Lasse mich gerne eines Besseren belehren


----------



## Senfdose (27. Juni 2004)

Julchen gib mal einen Link oder eine halbwegs verwertbare Auflösung von dem Bild! weil das ist zu winzig .


----------



## Clubkatze (2. Juli 2004)

Schade das jetzt nichts mehr kommt...will sowas für unser Hp-Logo evtl. auch realisieren...und zwar mit unserem Dom


----------



## axn (2. Juli 2004)

Guten Tag!

Man kann zwar nicht so viel erkennen auf den Bildern, aber im Prinzip hat es hat es DJTrancelight auf den Punkt gebracht. Man könnte sich jetzt natürlich streiten, ob das Nachbauen eines Doms in 3D nicht wesentlich aufwendiger ist, als das "von-Hand-bearbeiten" des Pixelbildes, vorallem, wenn es "nur" um ein einziges Bild geht.

Grüße

axn


----------



## Clubkatze (2. Juli 2004)

Das ist schon klar  

Ist halt nur die Frage wie ich´s am besten anstelle, also das nachbearbeiten...die Konturen / Schrägen etc. nachzeichnen, Flächen Füllen oder wie``? Mit dem Lienienwerkzeug, mit Pfaden? Klärt mich auf


----------



## Waterstorm (2. Juli 2004)

Liebe Clubkatze,
wie axn bereits gesagt hat bekommt man ein Drahtgittermoddel ganz leicht hin, indem man etwas modelt (Bsp: Ein Haus) und dann "einfach" so rendert, dass man dann nur ein Drahtgitter hat c4d hat so eine Funktion und 3dsmax sicherlich auch. Die beiden Bilder importiert man dann "einfach" und spielt mit den  Ebenenmodi. rum vl. noch Ebenenmaske+ transparenter Verlauf etc.

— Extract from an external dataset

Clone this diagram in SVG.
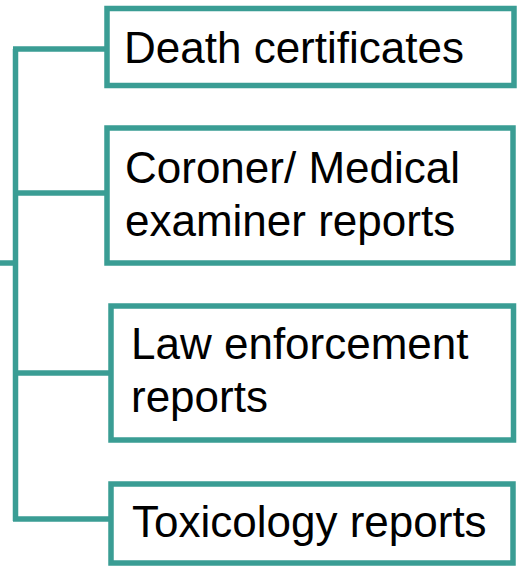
<svg xmlns="http://www.w3.org/2000/svg" width="519" height="571" viewBox="0 0 519 571">
<style>
.box{fill:#ffffff;stroke:#3a9d94;stroke-width:5.5}
.conn{fill:none;stroke:#3a9d94;stroke-width:5.5;stroke-linejoin:miter}
.lbl{font-family:"Liberation Sans",Arial,sans-serif;font-size:44px;fill:#000000}
</style>
<rect width="519" height="571" fill="#ffffff"/>
<g id="connectors">
<path class="conn" d="M15.5,49 V521"/>
<path class="conn" d="M13,49 H107"/>
<path class="conn" d="M15.5,193 H107"/>
<path class="conn" d="M15.5,373 H111"/>
<path class="conn" d="M13,519 H111"/>
<path class="conn" d="M0,263 H15.5"/>
</g>
<g id="node-death">
<rect class="box" x="107" y="8.5" width="407" height="77"/>
<text class="lbl" x="124" y="63">Death certificates</text>
</g>
<g id="node-coroner">
<rect class="box" x="107" y="128" width="406" height="135"/>
<text class="lbl" x="125" y="183">Coroner/ Medical</text>
<text class="lbl" x="125" y="236">examiner reports</text>
</g>
<g id="node-law">
<rect class="box" x="111" y="306" width="402.5" height="134"/>
<text class="lbl" x="131" y="359">Law enforcement</text>
<text class="lbl" x="131" y="412">reports</text>
</g>
<g id="node-tox">
<rect class="box" x="111" y="484" width="402" height="79"/>
<text class="lbl" x="132" y="537">Toxicology reports</text>
</g>
</svg>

Versteh da jetzt echt nicht wo du das Problem siehst?!


----------



## PEZ (2. Juli 2004)

*räusper*
Wo sind denn da bitte 3D Modelle

Tonwertkorrektur
Strg - i (invertiert)
farben anpassen
zwei Bilder übereinanderlegen
scanlines...
fertig

eventuell noch ein paar linien rein zeichnen...

aber 3D seh ich da nicht....


----------



## Clubkatze (3. Juli 2004)

> _Original geschrieben von Waterstorm _
> *Liebe Clubkatze,
> wie axn bereits gesagt hat bekommt man ein Drahtgittermoddel ganz leicht hin, indem man etwas modelt (Bsp: Ein Haus) und dann "einfach" so rendert, dass man dann nur ein Drahtgitter hat c4d hat so eine Funktion und 3dsmax sicherlich auch. Die beiden Bilder importiert man dann "einfach" und spielt mit den  Ebenenmodi. rum vl. noch Ebenenmaske+ transparenter Verlauf etc.
> 
> Versteh da jetzt echt nicht wo du das Problem siehst?! *



Lieber Waterstorm,

axn sprach von nachbauen und  "von-Hand-bearbeiten"...was er sich widerum darunter vorstellt weiß ich nicht, deshalb habe ich nachgefragt, ganz einfach...Punkt.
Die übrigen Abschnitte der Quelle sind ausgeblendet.